Gradient Descent with Early Stopping is Provably Robust to Label Noise for Overparameterized Neural Networks
Proceedings of the Twenty Third International Conference on Artificial Intelligence and Statistics, PMLR 108:4313-4324, 2020.
Modern neural networks are typically trained in an over-parameterized regime where the parameters of the model far exceed the size of the training data. Such neural networks in principle have the capacity to (over)fit any set of labels including significantly corrupted ones. Despite this (over)fitting capacity in this paper we demonstrate that such overparameterized networks have an intriguing robustness capability: they are surprisingly robust to label noise when first order methods with early stopping is used to train them. This paper also takes a step towards demystifying this phenomena. Under a rich dataset model, we show that gradient descent is provably robust to noise/corruption on a constant fraction of the labels.

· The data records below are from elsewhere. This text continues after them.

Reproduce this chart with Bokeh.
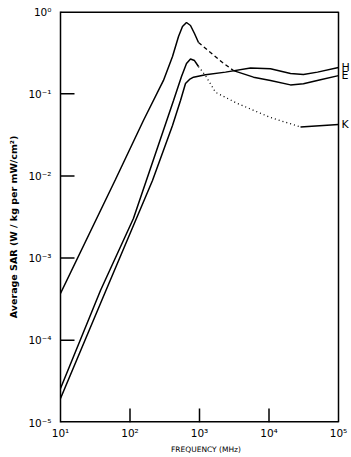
from bokeh.plotting import figure
from bokeh.models import Range1d, FixedTicker, Label
from bokeh.embed import file_html
from bokeh.resources import INLINE

# ---- data ----
freq_E = [10, 61.8, 156, 303, 409, 499, 569, 650, 742, 847, 967, 1439, 2142, 3083,
          5985, 10510, 20370, 31330, 55060, 100000]
sar_E = [3.71e-4, 9.04e-3, 0.0472, 0.145, 0.284, 0.496, 0.657, 0.735, 0.676, 0.540,
         0.420, 0.317, 0.240, 0.191, 0.159, 0.145, 0.128, 0.132, 0.148, 0.166]

freq_H = [10, 44.4, 210.7, 408.8, 533, 629, 718, 820, 1220, 2366, 5420, 10500,
          20400, 31300, 49900, 100000]
sar_H = [1.96e-5, 3.92e-4, 8.79e-3, 0.0410, 0.0827, 0.133, 0.149, 0.159, 0.170, 0.183,
         0.2055, 0.201, 0.176, 0.171, 0.183, 0.208]

freq_K = [10, 37.6, 112, 233, 423, 551, 650, 742, 847, 967, 1220, 1700, 3526, 10510,
          28400, 100000]
sar_K = [2.59e-5, 4.04e-4, 3.03e-3, 0.01874, 0.0827, 0.162, 0.233, 0.264, 0.253, 0.214,
         0.166, 0.104, 0.0760, 0.0513, 0.0394, 0.0422]

# index ranges of broken-line parts
E_dash = (10, 13)   # dashed between these indices
K_dot = (9, 14)     # dotted between these indices

x_ticks = [10, 100, 1000, 10000, 100000]
x_tick_labels = ["10¹", "10²", "10³", "10⁴", "10⁵"]
y_ticks = [1, 0.1, 0.01, 0.001, 0.0001, 0.00001]
y_tick_labels = ["10⁰", "10⁻¹", "10⁻²", "10⁻³", "10⁻⁴", "10⁻⁵"]

curve_labels = ["H", "E", "K"]
curve_label_y = [sar_H[-1], sar_E[-1], sar_K[-1]]

x_min, x_max = x_ticks[0], x_ticks[-1]
y_min, y_max = y_ticks[-1], y_ticks[0]

FONT = "DejaVu Sans"

# frame runs to the right edge of the window so that the curve labels fit
x_view_end = x_max * 10 ** (13 / 69.5)
# tick length (about 14 px) as a factor on each log axis
tick_fx = 10 ** (14 / 69.5)
tick_fy = 10 ** (14 / 82.2)

p = figure(width=351, height=457, x_axis_type="log", y_axis_type="log",
           x_range=Range1d(x_min, x_view_end), y_range=Range1d(y_min, y_max),
           output_backend="svg", toolbar_location=None,
           min_border_left=60, min_border_right=0, min_border_top=11,
           min_border_bottom=35)
p.background_fill_color = "white"
p.border_fill_color = "white"
p.outline_line_color = None
p.xgrid.visible = False
p.ygrid.visible = False

for ax, ticks, labels in ((p.xaxis[0], x_ticks, x_tick_labels), (p.yaxis[0], y_ticks, y_tick_labels)):
    ax.ticker = FixedTicker(ticks=ticks, minor_ticks=[])
    ax.major_label_overrides = {t: l for t, l in zip(ticks, labels)}
    ax.major_tick_in = 0
    ax.major_tick_out = 0
    ax.minor_tick_in = 0
    ax.minor_tick_out = 0
    ax.major_label_text_font = FONT
    ax.major_label_text_font_size = "10.5px"
    ax.major_label_text_color = "black"
    ax.axis_label_text_font = FONT
    ax.axis_label_text_font_style = "bold"
    ax.axis_label_text_color = "black"

p.yaxis.axis_line_width = 1.5
p.yaxis.axis_line_color = "black"
p.xaxis.axis_line_color = None
p.yaxis.major_label_standoff = 9
p.xaxis.major_label_standoff = 4
p.yaxis.axis_label = "Average  SAR    (W / kg  per  mW/cm²)"
p.yaxis.axis_label_text_font_size = "9.5px"
p.yaxis.axis_label_standoff = 6
p.xaxis.axis_label = "FREQUENCY (MHz)"
p.xaxis.axis_label_text_font_size = "7.5px"
p.xaxis.axis_label_text_font_style = "normal"
p.xaxis.axis_label_standoff = 3

# frame lines: bottom, top, right
p.line([x_min, x_max], [y_min, y_min], line_color="black", line_width=3)
p.line([x_min, x_max], [y_max, y_max], line_color="black", line_width=3)
p.line([x_max, x_max], [y_min, y_max], line_color="black", line_width=1.5)

# inward tick marks, one short line each
for t in y_ticks[1:-1]:
    p.line([x_min, x_min * tick_fx], [t, t], line_color="black", line_width=1.5)
for t in x_ticks[1:-1]:
    p.line([t, t], [y_min, y_min * tick_fy], line_color="black", line_width=1.5)


def draw(fx, fy, rng, dash):
    a, b = rng
    p.line(fx[:a + 1], fy[:a + 1], line_color="black", line_width=1.5)
    p.line(fx[a:b + 1], fy[a:b + 1], line_color="black", line_width=1.3, line_dash=dash)
    p.line(fx[b:], fy[b:], line_color="black", line_width=1.5)


draw(freq_E, sar_E, E_dash, "4 3")
draw(freq_K, sar_K, K_dot, "1 3")
p.line(freq_H, sar_H, line_color="black", line_width=1.5)

for t, yv in zip(curve_labels, curve_label_y):
    p.add_layout(Label(x=x_max, y=yv, text=t, x_offset=3, text_baseline="middle",
                       text_font=FONT, text_font_size="11px", text_color="black"))

open("out.html", "w").write(file_html(p, INLINE))
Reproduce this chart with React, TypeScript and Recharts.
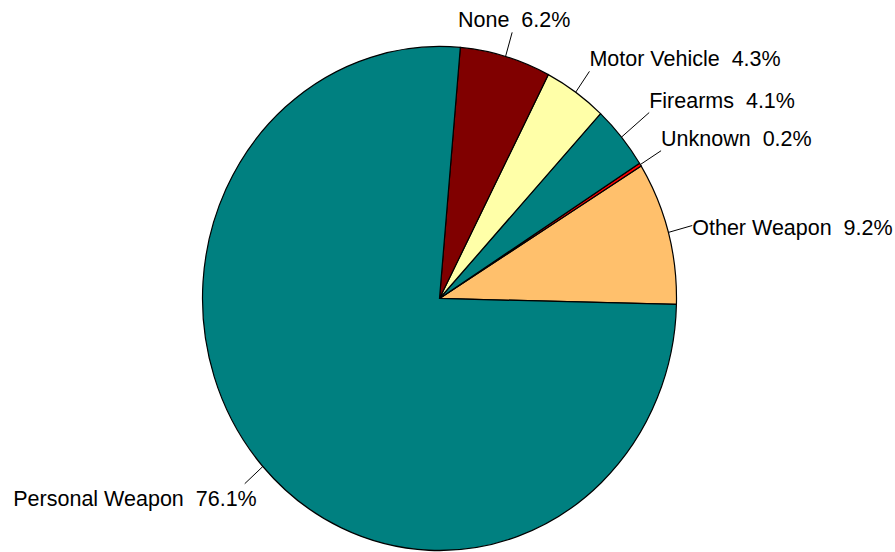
import React from 'react';
import { PieChart, Pie, Cell, Sector } from 'recharts';

// slices listed counter-clockwise, starting just below 3 o'clock
const categories = ['Other Weapon', 'Unknown', 'Firearms', 'Motor Vehicle', 'None', 'Personal Weapon'];
const shares = [9.2, 0.2, 4.1, 4.3, 6.2, 76.1];
const sliceColors = ['#FFC06C', '#FF0000', '#008080', '#FFFFA8', '#800000', '#008080'];

const data = categories.map((name, i) => ({ name, value: shares[i] }));

const WIDTH = 895;
const HEIGHT = 552;
const CX = 439.5;
const CY = 298.5;
const RADIUS = 237;
// the original pie is slightly stretched vertically
const SQUASH = 252 / 237;
const RAD = Math.PI / 180;

const leaderLength: Record<string, number> = { Firearms: 37 };

const StretchedSector = (props: any) => (
    <g transform={`translate(${props.cx} ${props.cy}) scale(1 ${SQUASH}) translate(${-props.cx} ${-props.cy})`}>
        <Sector {...props} />
    </g>
);

const renderLabel = (props: any) => {
    const { cx, cy, midAngle, outerRadius, name, value } = props;
    const cos = Math.cos(-midAngle * RAD);
    const sin = Math.sin(-midAngle * RAD);
    const sx = cx + outerRadius * cos;
    const sy = cy + outerRadius * sin * SQUASH;
    const len = Math.hypot(cos, sin * SQUASH);
    const ext = leaderLength[name] ?? 25;
    const ex = sx + (cos / len) * ext;
    const ey = sy + ((sin * SQUASH) / len) * ext;

    let tx = ex;
    let ty = ey - 5;
    let anchor: 'start' | 'middle' | 'end' = 'start';
    if (cos < 0) {
        anchor = 'end';
        tx = ex + 12;
        ty = ey + 22;
    } else if (Math.abs(cos) < 0.4) {
        anchor = 'middle';
        tx = ex + 2;
        ty = ey - 5;
    } else if (Math.abs(sin) < 0.35) {
        ty = ey + 9;
    }

    return (
        <g>
            <line x1={sx} y1={sy} x2={ex} y2={ey} stroke="#000" strokeWidth={1} />
            <text
                x={tx}
                y={ty}
                textAnchor={anchor}
                fill="#000"
                fontSize={21.5}
                fontFamily="'Liberation Sans', Arial, sans-serif"
                style={{ whiteSpace: 'pre' }}
            >
                {`${name}  ${value.toFixed(1)}%`}
            </text>
        </g>
    );
};

export default function App() {
    return (
        <div style={{ position: 'absolute', left: 0, top: 0, width: WIDTH, height: HEIGHT, background: '#fff' }}>
            <PieChart width={WIDTH} height={HEIGHT} margin={{ top: 0, right: 0, bottom: 0, left: 0 }}>
                <Pie
                    data={data}
                    dataKey="value"
                    nameKey="name"
                    cx={CX}
                    cy={CY}
                    outerRadius={RADIUS}
                    startAngle={-1.35}
                    endAngle={358.65}
                    stroke="#000"
                    strokeWidth={1.2}
                    label={renderLabel}
                    labelLine={false}
                    shape={StretchedSector}
                    isAnimationActive={false}
                >
                    {data.map((d, i) => (
                        <Cell key={d.name} fill={sliceColors[i]} />
                    ))}
                </Pie>
            </PieChart>
        </div>
    );
}
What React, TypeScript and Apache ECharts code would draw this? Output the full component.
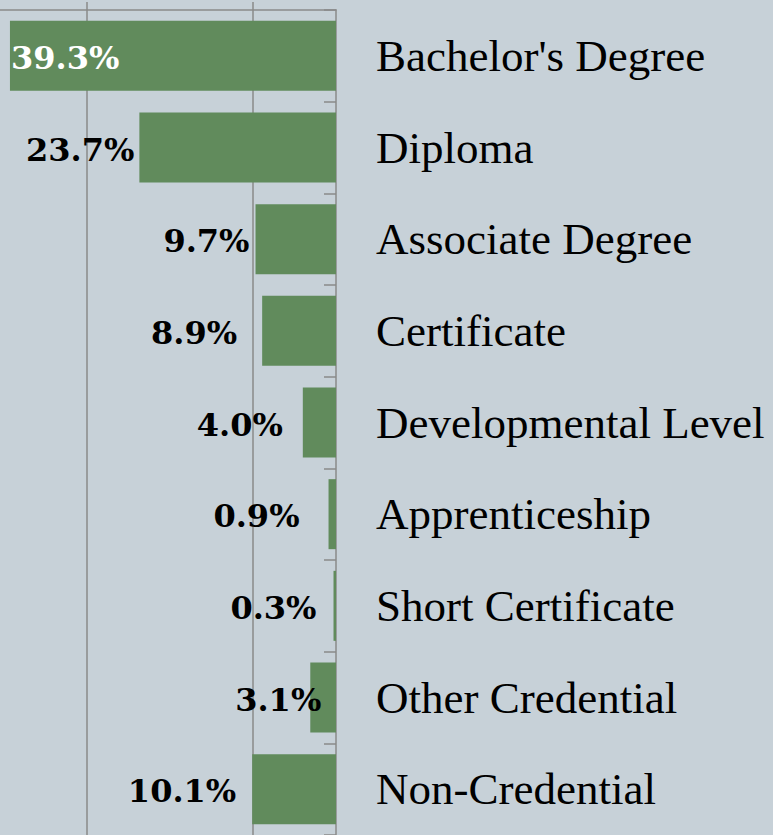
import React, { useEffect, useRef } from "react";
import * as echarts from "echarts";

const categories = [
  "Bachelor's Degree",
  "Diploma",
  "Associate Degree",
  "Certificate",
  "Developmental Level",
  "Apprenticeship",
  "Short Certificate",
  "Other Credential",
  "Non-Credential",
];
const values = [39.3, 23.7, 9.7, 8.9, 4.0, 0.9, 0.3, 3.1, 10.1];
const gridTicks = [10, 30];

// label gap (px) between each label and its bar end (style only)
const labelGap = [1, 5, 6, 25, 20, 29, 17, -11, 16];

const GREY = "#8a8a8a";
const GREEN = "#618b5c";

export default function App() {
  const ref = useRef<HTMLDivElement>(null);
  useEffect(() => {
    if (!ref.current) return;
    const chart = echarts.init(ref.current, undefined, { renderer: "svg" });
    const data = values.map((v, i) => ({
      value: v,
      label:
        i === 0
          ? { position: "insideLeft", distance: labelGap[i], color: "#ffffff" }
          : { position: "left", distance: labelGap[i], color: "#000000" },
    }));
    chart.setOption({
      animation: false,
      backgroundColor: "#c7d1d8",
      grid: { left: 0, right: 437, top: 10, bottom: -3, containLabel: false },
      xAxis: {
        type: "value",
        position: "top",
        inverse: true,
        min: 0,
        max: 40.5,
        axisLine: { show: true, lineStyle: { color: GREY, width: 1.5 } },
        axisTick: {
          show: true,
          inside: false,
          length: 8,
          customValues: gridTicks,
          lineStyle: { color: GREY, width: 1.5 },
        },
        axisLabel: { show: false },
        splitLine: { show: true, lineStyle: { color: GREY, width: 1.5 } },
      },
      yAxis: {
        type: "category",
        data: categories,
        inverse: true,
        position: "right",
        axisLine: { show: true, lineStyle: { color: GREY, width: 1.5 } },
        axisTick: { show: true, inside: true, length: 12, lineStyle: { color: GREY, width: 1.5 } },
        axisLabel: {
          margin: 40,
          fontFamily: "'Liberation Serif', 'Times New Roman', serif",
          fontSize: 45,
          color: "#000000",
          align: "left",
        },
        splitLine: { show: false },
      },
      series: [
        {
          type: "bar",
          data,
          barWidth: 70,
          itemStyle: { color: GREEN },
          label: {
            show: true,
            formatter: (p: any) => p.value.toFixed(1) + "%",
            fontFamily: "'DejaVu Serif', Georgia, serif",
            fontWeight: "bold",
            fontSize: 32,
            offset: [0, 2],
          },
        },
      ],
    });
    return () => chart.dispose();
  }, []);
  return (
    <div
      ref={ref}
      style={{ position: "absolute", left: 0, top: 0, width: 773, height: 835 }}
    />
  );
}
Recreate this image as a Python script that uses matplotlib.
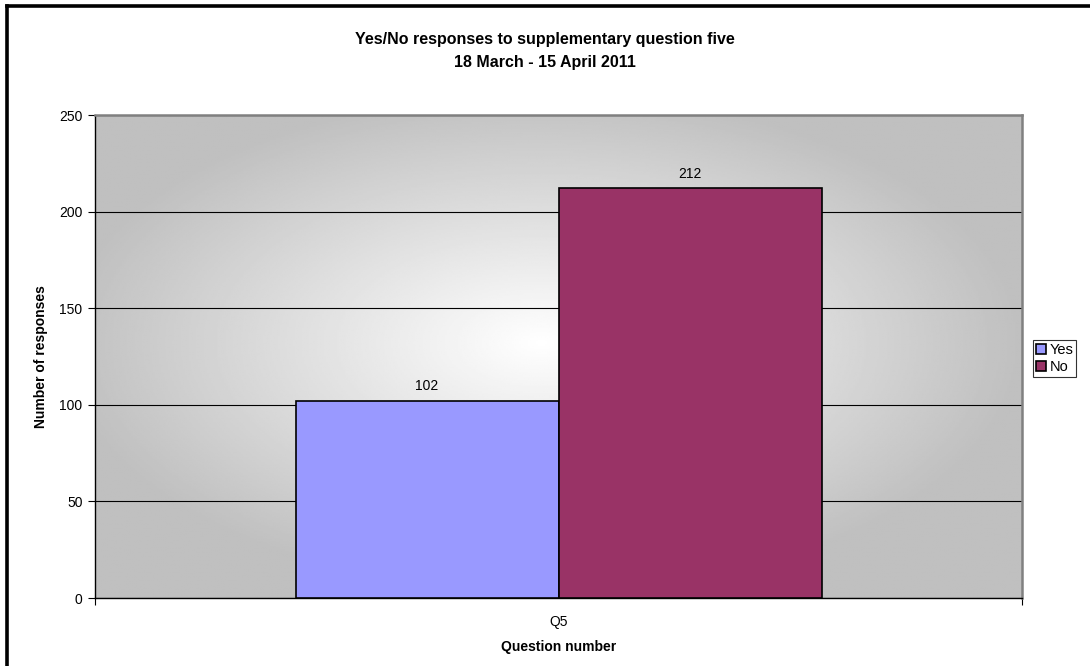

In particular, we prove that: (i) In the first few iterations where the updates are still in the vicinity of the initialization gradient descent only fits to the correct labels essentially ignoring the noisy labels. (ii) To start to overfit to the noisy labels network must stray rather far from the initialization which can only occur after many more iterations. Together, these results show that gradient descent with early stopping is provably robust to label noise and shed light on the empirical robustness of deep networks as well as commonly adopted heuristics to prevent overfitting.